# [Exercise aim]
Without any pictures, restate the lines from the one containing "Give me the TikZ source for this diagram." to the one containing "at ($(komiks.north east)+(0,17)$);", word for word, ends included.

[Rows from a dataset of charts and code]

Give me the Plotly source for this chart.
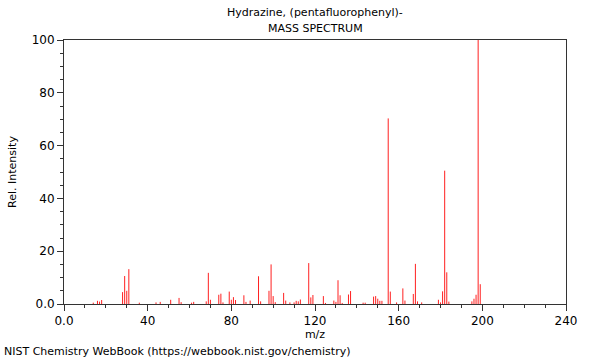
import plotly.graph_objects as go

mz = [14, 16, 17, 18, 28, 29, 30, 31, 36, 44, 46, 51, 55, 56, 61, 62, 68, 69, 70,
      74, 75, 76, 79, 80, 81, 82, 86, 87, 89, 93, 94, 98, 99, 100, 101, 105, 106,
      108, 110, 111, 112, 113, 117, 118, 119, 124, 125, 129, 130, 131, 132, 133,
      136, 137, 143, 144, 148, 149, 150, 151, 152, 155, 156, 159, 162, 163, 167,
      168, 169, 171, 179, 180, 181, 182, 183, 184, 195, 196, 197, 198, 199]
intensity = [0.5, 1.2, 0.9, 1.5, 4.5, 10.6, 5.0, 13.2, 0.5, 0.6, 0.8, 1.6, 2.3, 0.7,
             0.5, 0.8, 1.0, 11.8, 1.6, 3.5, 3.9, 0.6, 4.7, 1.6, 2.6, 1.5, 3.3, 0.8,
             1.3, 10.5, 1.0, 5.0, 15.0, 3.0, 0.7, 4.2, 1.3, 0.6, 0.6, 1.2, 1.0, 1.7,
             15.5, 2.5, 3.4, 3.0, 0.4, 1.3, 0.8, 9.0, 3.3, 0.4, 3.6, 4.9, 0.5, 0.5,
             2.8, 3.0, 2.0, 1.2, 1.2, 70.3, 4.7, 0.6, 5.9, 1.3, 3.8, 15.2, 1.0, 0.6,
             1.6, 0.6, 4.8, 50.5, 12.0, 0.9, 1.0, 2.0, 3.5, 100.0, 7.5]

title_lines = ["Hydrazine, (pentafluorophenyl)-", "MASS SPECTRUM"]
x_tickvals = [0, 40, 80, 120, 160, 200, 240]
x_ticktext = ["0.0", "40", "80", "120", "160", "200", "240"]
y_tickvals = [0, 20, 40, 60, 80, 100]
y_ticktext = ["0.0", "20", "40", "60", "80", "100"]

xs, ys = [], []
for m, v in zip(mz, intensity):
    xs += [m, m, None]
    ys += [0, v, None]

fig = go.Figure()
fig.add_trace(go.Scatter(x=xs, y=ys, mode="lines",
                         line=dict(color="#ff2020", width=1),
                         hoverinfo="skip", showlegend=False))

axcol = "#333333"
font = dict(family="DejaVu Sans", size=11, color="#000000")

fig.update_layout(
    width=600, height=360,
    margin=dict(l=62, r=34, t=40, b=56),
    paper_bgcolor="white", plot_bgcolor="white",
    font=font,
    showlegend=False,
)
fig.update_xaxes(
    range=[0, 240], showgrid=False, zeroline=False,
    showline=True, linecolor=axcol, linewidth=1, mirror=True,
    tickmode="array", tickvals=x_tickvals, ticktext=x_ticktext,
    ticks="outside", ticklen=6, tickcolor=axcol,
    minor=dict(dtick=10, tick0=0, ticks="outside", ticklen=3, tickcolor=axcol),
    title=dict(text="m/z", standoff=1, font=dict(size=11)),
    tickfont=dict(size=12),
)
fig.update_yaxes(
    range=[0, 100], showgrid=False, zeroline=False,
    showline=True, linecolor=axcol, linewidth=1, mirror=True,
    tickmode="array", tickvals=y_tickvals, ticktext=y_ticktext,
    ticks="outside", ticklen=6, tickcolor=axcol,
    minor=dict(dtick=5, tick0=0, ticks="outside", ticklen=3, tickcolor=axcol),
    title=dict(text="Rel. Intensity", standoff=12, font=dict(size=11)),
    tickfont=dict(size=12),
)
fig.add_annotation(text=title_lines[0], xref="paper", yref="paper",
                   x=0.5, y=1, yshift=19, showarrow=False, yanchor="bottom",
                   font=dict(size=11))
fig.add_annotation(text=title_lines[1], xref="paper", yref="paper",
                   x=0.5, y=1, yshift=3, showarrow=False, yanchor="bottom",
                   font=dict(size=11))
fig.add_annotation(text="NIST Chemistry WebBook (https://webbook.nist.gov/chemistry)",
                   xref="paper", yref="paper", x=-62/504, y=0, yshift=-56,
                   xanchor="left", yanchor="bottom", showarrow=False,
                   font=dict(size=11))

fig.write_html("out.html", config={"displayModeBar": False},
               post_script="document.body.style.margin='0';document.body.style.overflow='hidden';")
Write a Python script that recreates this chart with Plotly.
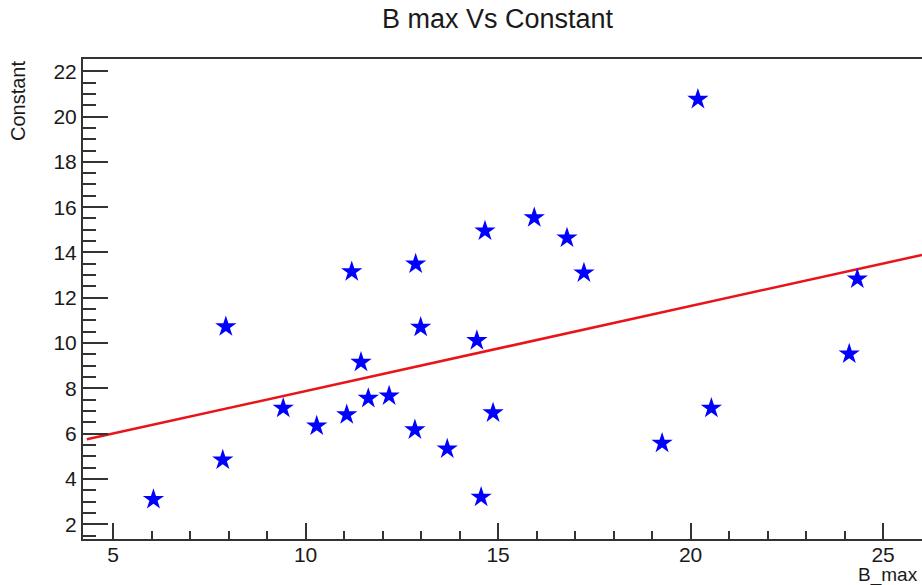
import plotly.graph_objects as go

# Data
b_max = [6.05, 7.85, 7.93, 9.42, 10.29, 11.07, 11.20, 11.44, 11.63, 12.17,
         12.84, 12.86, 12.99, 13.68, 14.45, 14.56, 14.66, 14.87, 15.94, 16.79,
         17.23, 19.26, 20.19, 20.54, 24.12, 24.33]
constant = [3.10, 4.84, 10.72, 7.12, 6.34, 6.84, 13.15, 9.15, 7.56, 7.67,
            6.17, 13.49, 10.70, 5.33, 10.11, 3.20, 14.95, 6.92, 15.53, 14.64,
            13.10, 5.58, 20.76, 7.12, 9.52, 12.83]

# Fitted line end points
fit_x = [4.32, 26.01]
fit_y = [5.75, 13.89]

x_ticks = [5, 10, 15, 20, 25]
y_ticks = [2, 4, 6, 8, 10, 12, 14, 16, 18, 20, 22]

FONT = "Liberation Sans, Arial, Helvetica, sans-serif"

fig = go.Figure()
fig.add_trace(go.Scatter(
    x=fit_x, y=fit_y, mode="lines",
    line=dict(color="#e8141a", width=2.5),
    hoverinfo="skip", showlegend=False))
fig.add_trace(go.Scatter(
    x=b_max, y=constant, mode="markers",
    marker=dict(symbol="star", size=16, color="#0000ff",
                line=dict(width=0)),
    showlegend=False))

axis_common = dict(
    showgrid=False, zeroline=False, automargin=False,
    showline=True, linecolor="#333333", linewidth=2,
    ticks="inside", tickcolor="#333333", tickwidth=1.5,
    tickfont=dict(family=FONT, size=21, color="#1a1a1a"),
)

fig.update_xaxes(
    range=[4.22, 26.01], tickvals=x_ticks, ticklen=16,
    mirror=True, ticklabelstandoff=-4,
    minor=dict(dtick=1, tick0=5, ticks="inside", ticklen=8,
               tickcolor="#333333", tickwidth=1.5),
    **axis_common)
fig.update_yaxes(
    range=[1.35, 22.54], tickvals=y_ticks, ticklen=25,
    minor=dict(dtick=0.5, tick0=2, ticks="inside", ticklen=13,
               tickcolor="#333333", tickwidth=1.5),
    **axis_common)

fig.update_layout(
    template="none",
    width=922, height=585,
    margin=dict(l=83, r=0, t=59, b=46, autoexpand=False),
    paper_bgcolor="white", plot_bgcolor="white",
    font=dict(family=FONT, color="#1a1a1a"),
    annotations=[
        dict(text="B max Vs Constant", xref="paper", yref="paper",
             x=0.495, y=1.0, yshift=40, xanchor="center", yanchor="middle",
             showarrow=False, font=dict(family=FONT, size=27, color="#1a1a1a")),
        dict(text="Constant", xref="paper", yref="paper",
             x=0, xshift=-65, y=1.0, yanchor="top", xanchor="center",
             textangle=-90, showarrow=False,
             font=dict(family=FONT, size=20, color="#1a1a1a")),
        dict(text="B_max", xref="paper", yref="paper",
             x=1.0, xshift=-2, y=0, yshift=-36, xanchor="right", yanchor="middle",
             showarrow=False, font=dict(family=FONT, size=19, color="#1a1a1a")),
    ],
)

fig.write_html(
    "out.html",
    config={"displayModeBar": False},
    post_script="document.body.style.margin='0';document.body.style.overflow='hidden';",
)
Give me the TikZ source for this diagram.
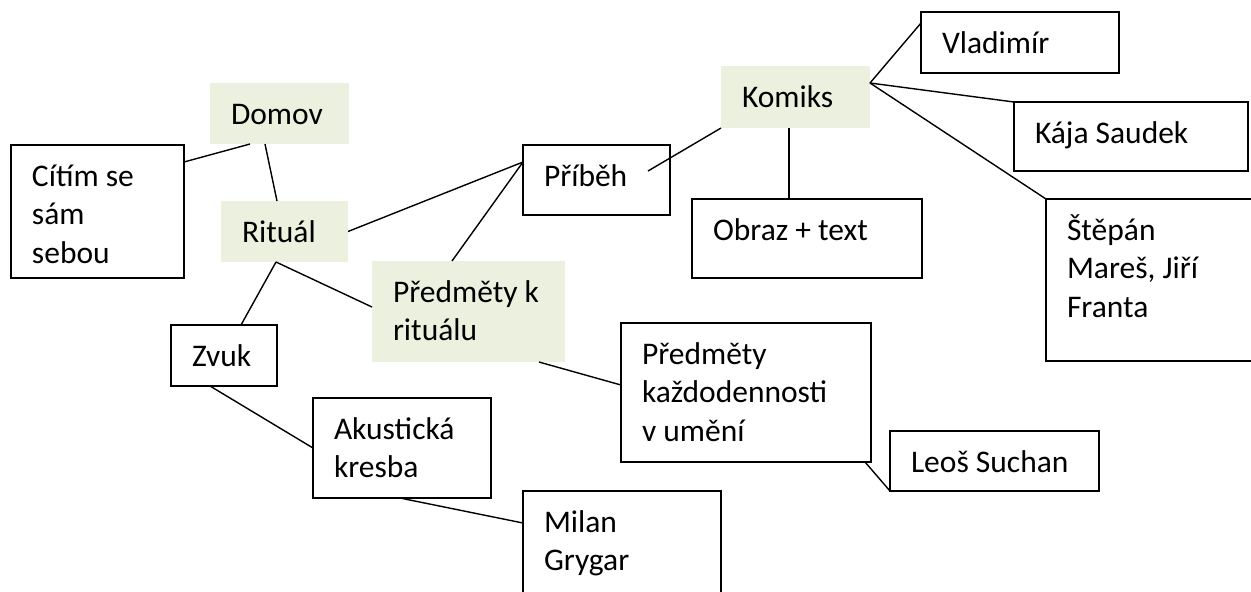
\documentclass[tikz,border=0pt]{standalone}
\usepackage{fontspec}
\setmainfont{Carlito}
\usetikzlibrary{calc}
\definecolor{boxgreen}{HTML}{EBF1DE}
\newcommand\fs{\fontsize{15.75pt}{19.25pt}\selectfont}
% #1 style, #2 name, #3 x, #4 y, #5 width, #6 height, #7 text
\newcommand\mkbox[7]{%
  \node[#1, minimum width={#5*0.5pt}, minimum height={#6*0.5pt}] (#2) at (#3,#4) {};
  \node[txt] (#2-t) at ($(#2.north west)+(21,41)$) {\parbox[t]{200pt}{\fs\raggedright #7}};
}
\tikzset{
  box/.style={draw=black, line width=0.8pt, fill=white, inner sep=0pt, outer sep=0pt, anchor=north west},
  greenbox/.style={draw=none, fill=boxgreen, inner sep=0pt, outer sep=0pt, anchor=north west},
  txt/.style={inner sep=0pt, outer sep=0pt, anchor=base west},
  link/.style={draw=black, line width=0.7pt}
}
\begin{document}
\begin{tikzpicture}[x=0.5pt, y=-0.5pt]
\useasboundingbox (0,0) rectangle (1251,591);
\fill[white] (0,0) rectangle (1251,591);

% boxes
\mkbox{greenbox}{domov}{210}{83}{139}{61}{Domov}
\mkbox{box}{citim}{11}{145}{173}{133}{Cítím se\\sám\\sebou}
\mkbox{greenbox}{ritual}{221}{201}{127}{61}{Rituál}
\mkbox{box}{pribeh}{523}{145}{147}{70}{Příběh}
\mkbox{greenbox}{komiks}{721}{66}{149}{62}{Komiks}
\mkbox{box}{obraz}{692}{199}{230}{79}{Obraz + text}
\mkbox{box}{vlad}{921}{12}{198}{61}{Vladimír}
\mkbox{box}{kaja}{1014}{102}{234}{69}{Kája Saudek}
\mkbox{box}{stepan}{1046}{199}{208}{162}{Štěpán\\Mareš, Jiří\\Franta}
\mkbox{greenbox}{pkr}{372}{261}{193}{101}{Předměty k\\rituálu}
\mkbox{box}{zvuk}{171}{325}{106}{61}{Zvuk}
\mkbox{box}{akust}{313}{398}{178}{100}{Akustická\\kresba}
\mkbox{box}{milan}{523}{491}{198}{112}{Milan\\Grygar}
\mkbox{box}{pku}{621}{323}{250}{139}{Předměty\\každodennosti\\v umění}
\mkbox{box}{leos}{890}{431}{209}{60}{Leoš Suchan}

\coordinate (hub) at ($(komiks.north east)+(0,17)$);

% connectors
\draw[link] ($(citim.north east)+(0,17)$) -- ($(domov.south west)+(40,0)$);
\draw[link] ($(domov.south west)+(55,0)$) -- ($(ritual.north west)+(56,0)$);
\draw[link] (ritual.east) -- ($(pribeh.north west)+(0,17)$);
\draw[link] ($(pkr.north west)+(80,0)$) -- ($(pribeh.north west)+(0,17)$);
\draw[link] ($(pribeh.north west)+(125,26)$) -- (komiks.south west);
\draw[link] ($(komiks.south west)+(68,0)$) -- ($(obraz.north west)+(97,0)$);
\draw[link] (hub) -- ($(vlad.north west)+(0,11)$);
\draw[link] (hub) -- (kaja.north west);
\draw[link] (hub) -- (stepan.north west);
\draw[link] ($(ritual.south west)+(55,0)$) -- ($(zvuk.north west)+(70,0)$);
\draw[link] ($(ritual.south west)+(55,0)$) -- ($(pkr.north west)+(0,46)$);
\draw[link] ($(zvuk.south west)+(39,0)$) -- (akust.west);
\draw[link] ($(akust.south west)+(87,0)$) -- ($(milan.north west)+(0,32)$);
\draw[link] ($(pkr.south west)+(167,0)$) -- ($(pku.north west)+(0,62)$);
\draw[link] ($(pku.south east)+(-6,0)$) -- (leos.south west);
\end{tikzpicture}
\end{document}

# [Expected answer]
Give me the TikZ source for this diagram.
\documentclass[tikz,border=0pt]{standalone}
\usepackage{fontspec}
\setmainfont{Carlito}
\usetikzlibrary{calc}
\definecolor{boxgreen}{HTML}{EBF1DE}
\newcommand\fs{\fontsize{15.75pt}{19.25pt}\selectfont}
% #1 style, #2 name, #3 x, #4 y, #5 width, #6 height, #7 text
\newcommand\mkbox[7]{%
  \node[#1, minimum width={#5*0.5pt}, minimum height={#6*0.5pt}] (#2) at (#3,#4) {};
  \node[txt] (#2-t) at ($(#2.north west)+(21,41)$) {\parbox[t]{200pt}{\fs\raggedright #7}};
}
\tikzset{
  box/.style={draw=black, line width=0.8pt, fill=white, inner sep=0pt, outer sep=0pt, anchor=north west},
  greenbox/.style={draw=none, fill=boxgreen, inner sep=0pt, outer sep=0pt, anchor=north west},
  txt/.style={inner sep=0pt, outer sep=0pt, anchor=base west},
  link/.style={draw=black, line width=0.7pt}
}
\begin{document}
\begin{tikzpicture}[x=0.5pt, y=-0.5pt]
\useasboundingbox (0,0) rectangle (1251,591);
\fill[white] (0,0) rectangle (1251,591);

% boxes
\mkbox{greenbox}{domov}{210}{83}{139}{61}{Domov}
\mkbox{box}{citim}{11}{145}{173}{133}{Cítím se\\sám\\sebou}
\mkbox{greenbox}{ritual}{221}{201}{127}{61}{Rituál}
\mkbox{box}{pribeh}{523}{145}{147}{70}{Příběh}
\mkbox{greenbox}{komiks}{721}{66}{149}{62}{Komiks}
\mkbox{box}{obraz}{692}{199}{230}{79}{Obraz + text}
\mkbox{box}{vlad}{921}{12}{198}{61}{Vladimír}
\mkbox{box}{kaja}{1014}{102}{234}{69}{Kája Saudek}
\mkbox{box}{stepan}{1046}{199}{208}{162}{Štěpán\\Mareš, Jiří\\Franta}
\mkbox{greenbox}{pkr}{372}{261}{193}{101}{Předměty k\\rituálu}
\mkbox{box}{zvuk}{171}{325}{106}{61}{Zvuk}
\mkbox{box}{akust}{313}{398}{178}{100}{Akustická\\kresba}
\mkbox{box}{milan}{523}{491}{198}{112}{Milan\\Grygar}
\mkbox{box}{pku}{621}{323}{250}{139}{Předměty\\každodennosti\\v umění}
\mkbox{box}{leos}{890}{431}{209}{60}{Leoš Suchan}

\coordinate (hub) at ($(komiks.north east)+(0,17)$);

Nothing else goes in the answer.